15.     LEGAL ACTION:  Buyer shall reimburse Seller for all costs of collection of outstanding indebtedness, including but not limited to reasonable attorney’s fees and court costs to Seller.  Buyer shall reimburse Seller for any and all litigation expenses Seller incurs as a result of an unsuccessful Buyer claim.  The jurisdiction and venue of the court for any litigation, State or Federal, brought by the Buyer and/or Seller shall be located in Cook County, Illinois, the election of which shall be at the sole discretion of the Seller.
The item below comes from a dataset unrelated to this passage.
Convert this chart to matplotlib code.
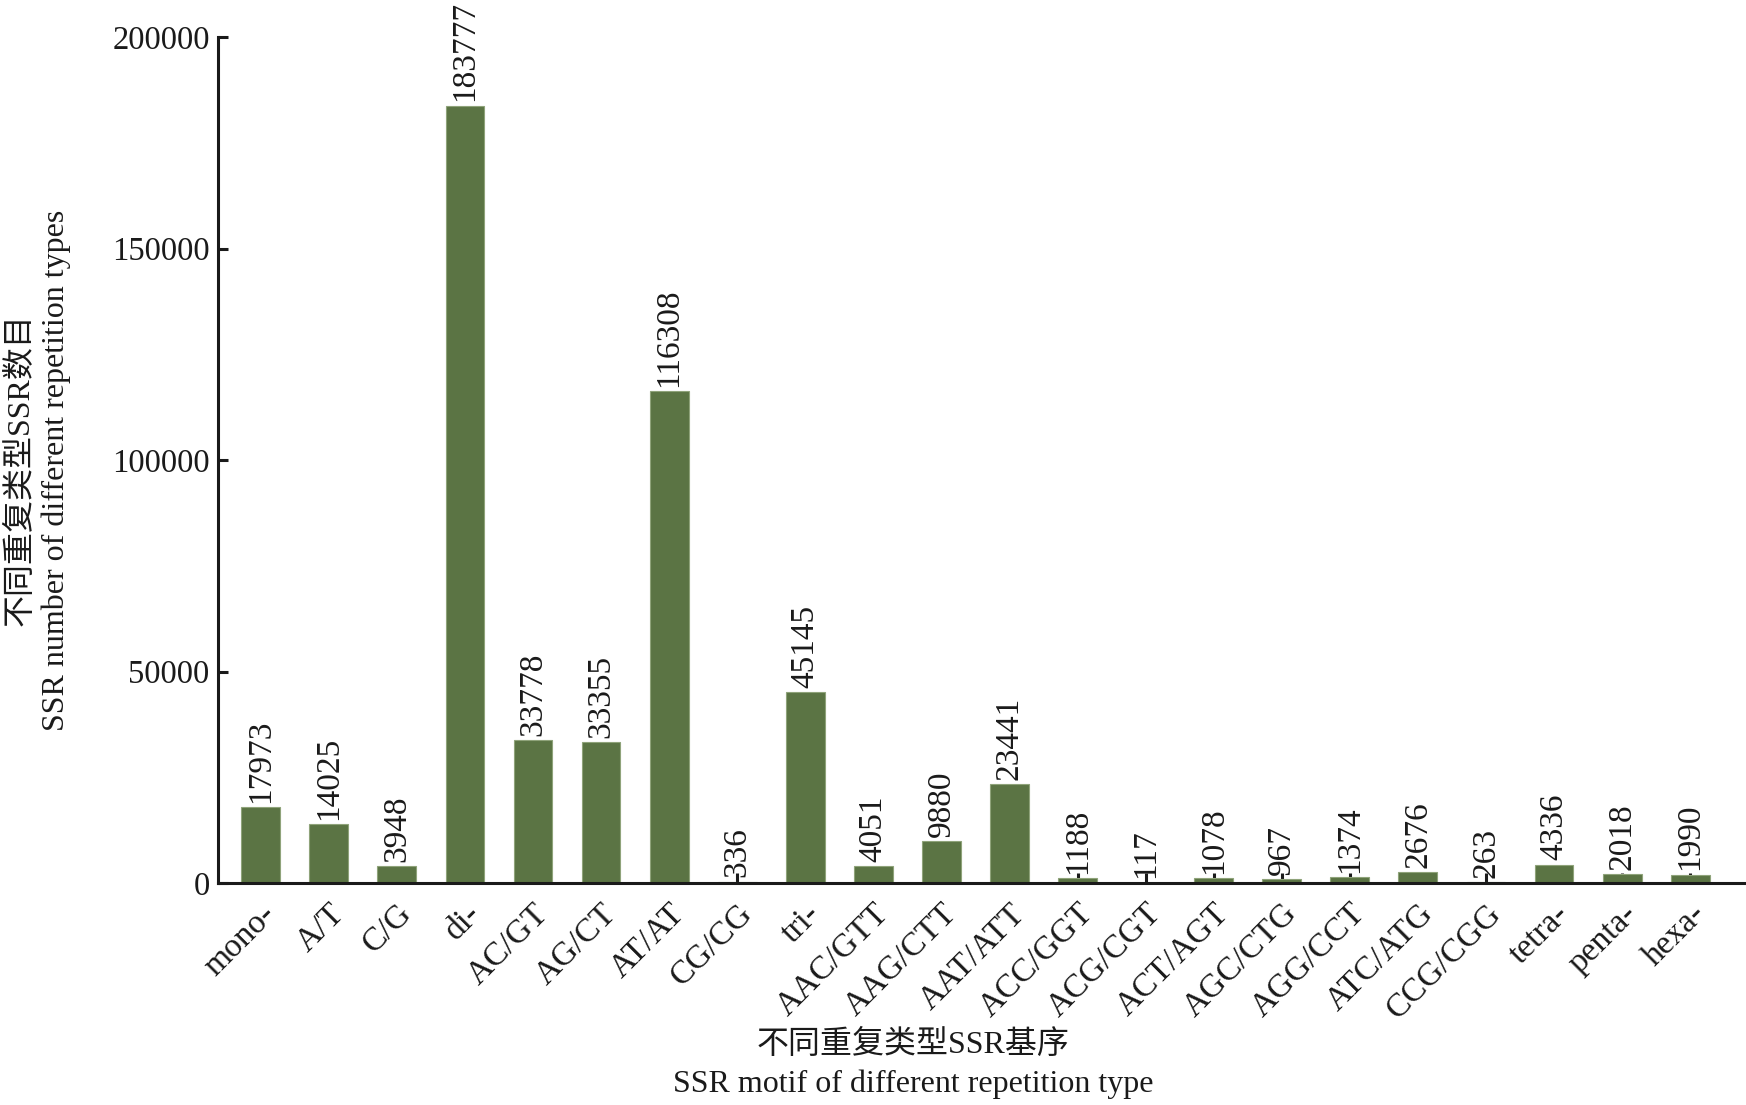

16.     ENTIRE AGREEMENT AND APPLICABLE LAW:  The rights and obligations of Seller and Buyer shall be governed by the laws of the State of Illinois, U.S.A. in force on date hereof at the sole discretion of the Seller.  The provisions hereof are intended by the Buyer and Seller as a final expression of their agreement and are intended also as a complete and exclusive statement of all terms applicable to Buyer’s order.  No waiver modification or addition to any of the terms hereof shall be binding on Seller, unless made in writing by an officer of Seller.  In the event of conflict between Buyer’s purchase order and Brucker’s terms, the latter shall control.  If any provisions herein are to any extent invalid or unenforceable, the remainder of the Terms and Conditions shall not be affected thereby and shall be valid and enforceable to the fullest extent permitted by law.

17.     ASSIGNMENT:  Buyer shall not assign or transfer this contract without Seller’s written consent.